Now’s the time to harvest many of your fruits and veggies

Sep 25, 2019 | 10:41 AM

LETHBRIDGE, AB – By some estimates, Lethbridge could be hit with anywhere from five to 25 cm of snow over the weekend, along with overnight lows that could get down to minus eight degrees by Monday night.

According to Green Haven Garden Centre’s Karen Barby, that means harvesting most, if not all of your above ground garden vegetables like peas, beans, corn, tomatoes, peppers, herbs- and even onions in the next day or so.

“The most important are the vegetables, because you’re still growing those to eat. The flowers you can cover with blankets or you can move – if they’re in containers and pots – you can move them inside, like to a garage.”

Barby says minus seven degrees is the critical threshold for many plants. She calls it a “killing frost.” Squash can normally take a light frost, but when it gets to down to that temperature, they too can be ruined. One option if you can’t or don’t want to harvest them, is to cover everything with heavy blankets.
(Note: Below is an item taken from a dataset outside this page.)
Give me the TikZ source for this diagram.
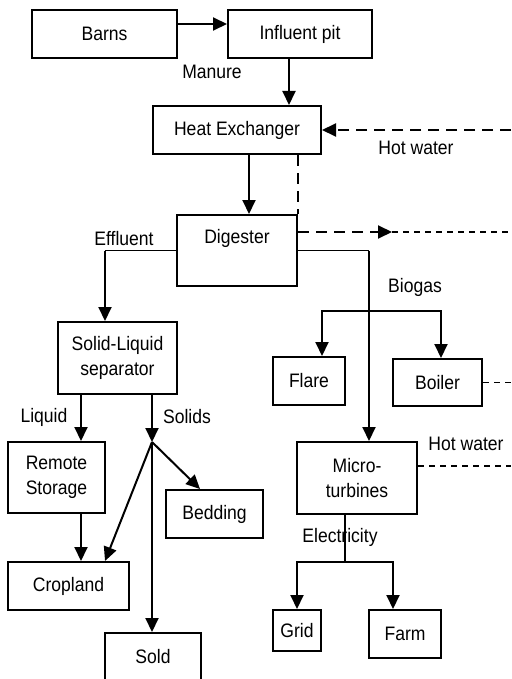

Root vegetables are a different matter though. They can stay in the ground for some time still.

“Depends on how much snow we get. Snow is actually an insulator. If there is five centimetres of snow, you would have this layer of insulation and root crops can handle that and minus seven is not a danger…Carrots can take it, beets can take it, parsnips would love it.”

For those with flower gardens, if you can’t bring in pots, heavy blankets might work also for a short period of time.

“At some point, they’re going to get caught by that frost. So, just depending on how much – if this is just a couple of nights and then it gets nice again, it’s always nice to enjoy those flowers in October.”

While snow and cold temperatures can and do occur many years in September, Barby says this weekend’s forecast caught some gardeners and nurseries off guard, especially since the growing season got a bit of a later start.

“It was definitely late, yes we found that. We seemed to pick up in early September though. September stayed quite nice. Often, we often in the middle of September we can get a light frost of minus three or something, and then we have to watch our gardens. This year, we’re still waiting for things to finish ripening. A lot of things will ripen though, off the vine.”

Barby says if they can, gardeners should wrap up their harvesting if they haven’t already done so.

“It’s not fun picking things and getting things out of wet, cold weather.”